### Input rows
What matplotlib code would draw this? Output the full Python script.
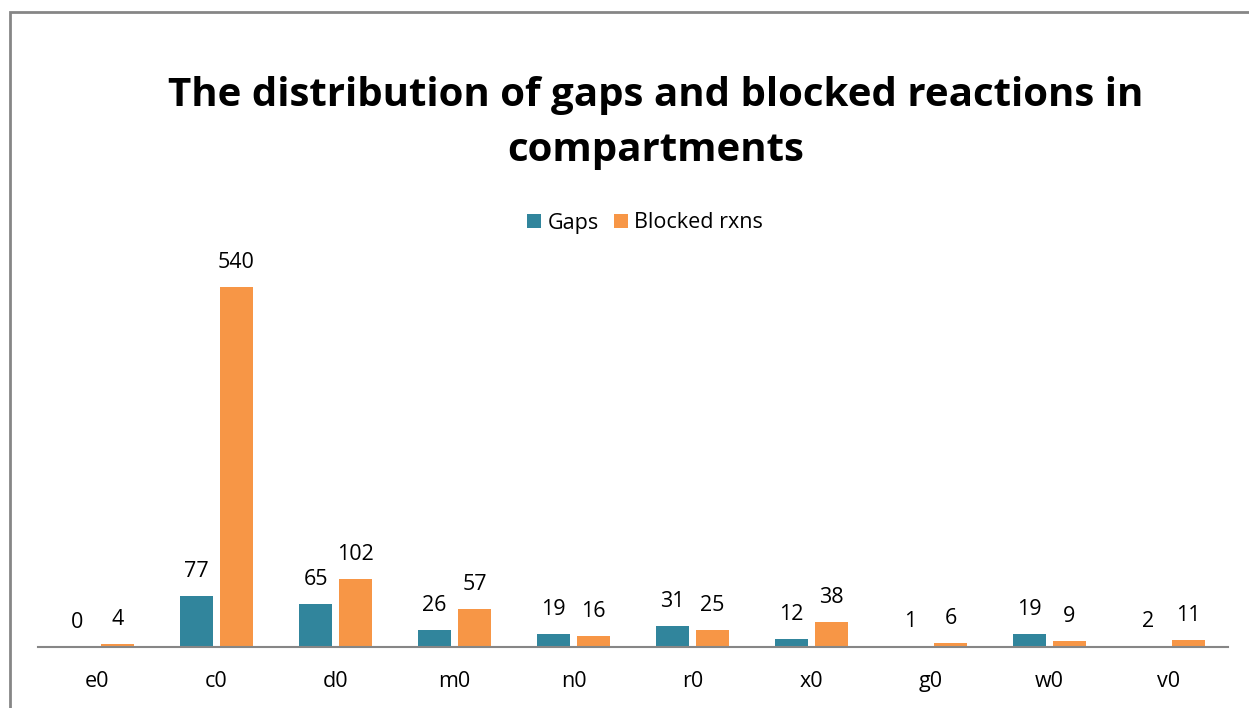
import matplotlib.pyplot as plt
import numpy as np
from matplotlib.patches import Rectangle

plt.rcParams['font.family'] = ['Open Sans', 'DejaVu Sans']

compartments = ["e0", "c0", "d0", "m0", "n0", "r0", "x0", "g0", "w0", "v0"]
gaps = [0, 77, 65, 26, 19, 31, 12, 1, 19, 2]
blocked = [4, 540, 102, 57, 16, 25, 38, 6, 9, 11]

teal = "#31859C"
orange = "#F79646"

fig = plt.figure(figsize=(12.49, 7.08), dpi=100)
W, H = 1249, 708

# chart area frame (runs off the right and bottom edges)
fig.patches.append(Rectangle((9.5 / W, -0.1), 1.2, 1 - 12 / H + 0.1,
                             transform=fig.transFigure, fill=False,
                             edgecolor="#868686", lw=2))

ax = fig.add_axes([38 / W, (H - 647) / H, (1228 - 38) / W, 400 / H])
x = np.arange(len(compartments))
w = 0.27
off = 0.168
b1 = ax.bar(x - off, gaps, w, color=teal, label="Gaps")
b2 = ax.bar(x + off, blocked, w, color=orange, label="Blocked rxns")

for bars, vals in ((b1, gaps), (b2, blocked)):
    for r, v in zip(bars, vals):
        ax.annotate(str(v), (r.get_x() + r.get_width() / 2, v),
                    xytext=(0, 10), textcoords="offset points",
                    ha="center", va="bottom", fontsize=15.5)

ax.set_xlim(-0.5, len(compartments) - 0.5)
ax.set_ylim(0, 600)
ax.set_xticks(x)
ax.set_xticklabels(compartments, fontsize=15.5)
ax.tick_params(axis="x", length=0, pad=17)
ax.set_yticks([])
for s in ("top", "right", "left"):
    ax.spines[s].set_visible(False)
ax.spines["bottom"].set_color("#868686")
ax.spines["bottom"].set_linewidth(1.5)
ax.patch.set_alpha(0)

fig.text(656 / W, 1 - 123 / H,
         "The distribution of gaps and blocked reactions in\ncompartments",
         ha="center", va="center", fontsize=29, fontweight="bold",
         linespacing=1.55)

fig.legend(handles=[b1, b2], loc="center", bbox_to_anchor=(645 / W, 1 - 223 / H),
           ncol=2, frameon=False, fontsize=15.5, handlelength=0.65,
           handleheight=0.65, handletextpad=0.3, columnspacing=0.7)

fig.savefig("out.png", dpi=100)
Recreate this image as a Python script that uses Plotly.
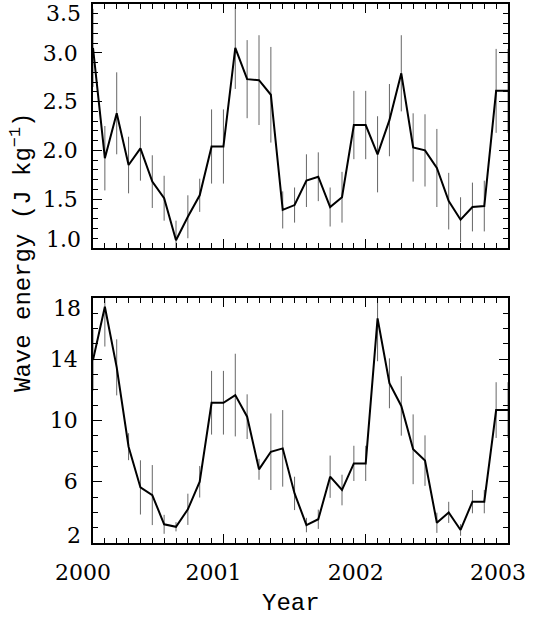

### Short exercise
In the data above, please extract the lines from the first one through the line with "ax.patch.set_alpha(0)", exactly, and keep pictures out.

### Written answer
What matplotlib code would draw this? Output the full Python script.
import matplotlib.pyplot as plt
import numpy as np
from matplotlib.patches import Rectangle

plt.rcParams['font.family'] = ['Open Sans', 'DejaVu Sans']

compartments = ["e0", "c0", "d0", "m0", "n0", "r0", "x0", "g0", "w0", "v0"]
gaps = [0, 77, 65, 26, 19, 31, 12, 1, 19, 2]
blocked = [4, 540, 102, 57, 16, 25, 38, 6, 9, 11]

teal = "#31859C"
orange = "#F79646"

fig = plt.figure(figsize=(12.49, 7.08), dpi=100)
W, H = 1249, 708

# chart area frame (runs off the right and bottom edges)
fig.patches.append(Rectangle((9.5 / W, -0.1), 1.2, 1 - 12 / H + 0.1,
                             transform=fig.transFigure, fill=False,
                             edgecolor="#868686", lw=2))

ax = fig.add_axes([38 / W, (H - 647) / H, (1228 - 38) / W, 400 / H])
x = np.arange(len(compartments))
w = 0.27
off = 0.168
b1 = ax.bar(x - off, gaps, w, color=teal, label="Gaps")
b2 = ax.bar(x + off, blocked, w, color=orange, label="Blocked rxns")

for bars, vals in ((b1, gaps), (b2, blocked)):
    for r, v in zip(bars, vals):
        ax.annotate(str(v), (r.get_x() + r.get_width() / 2, v),
                    xytext=(0, 10), textcoords="offset points",
                    ha="center", va="bottom", fontsize=15.5)

ax.set_xlim(-0.5, len(compartments) - 0.5)
ax.set_ylim(0, 600)
ax.set_xticks(x)
ax.set_xticklabels(compartments, fontsize=15.5)
ax.tick_params(axis="x", length=0, pad=17)
ax.set_yticks([])
for s in ("top", "right", "left"):
    ax.spines[s].set_visible(False)
ax.spines["bottom"].set_color("#868686")
ax.spines["bottom"].set_linewidth(1.5)
ax.patch.set_alpha(0)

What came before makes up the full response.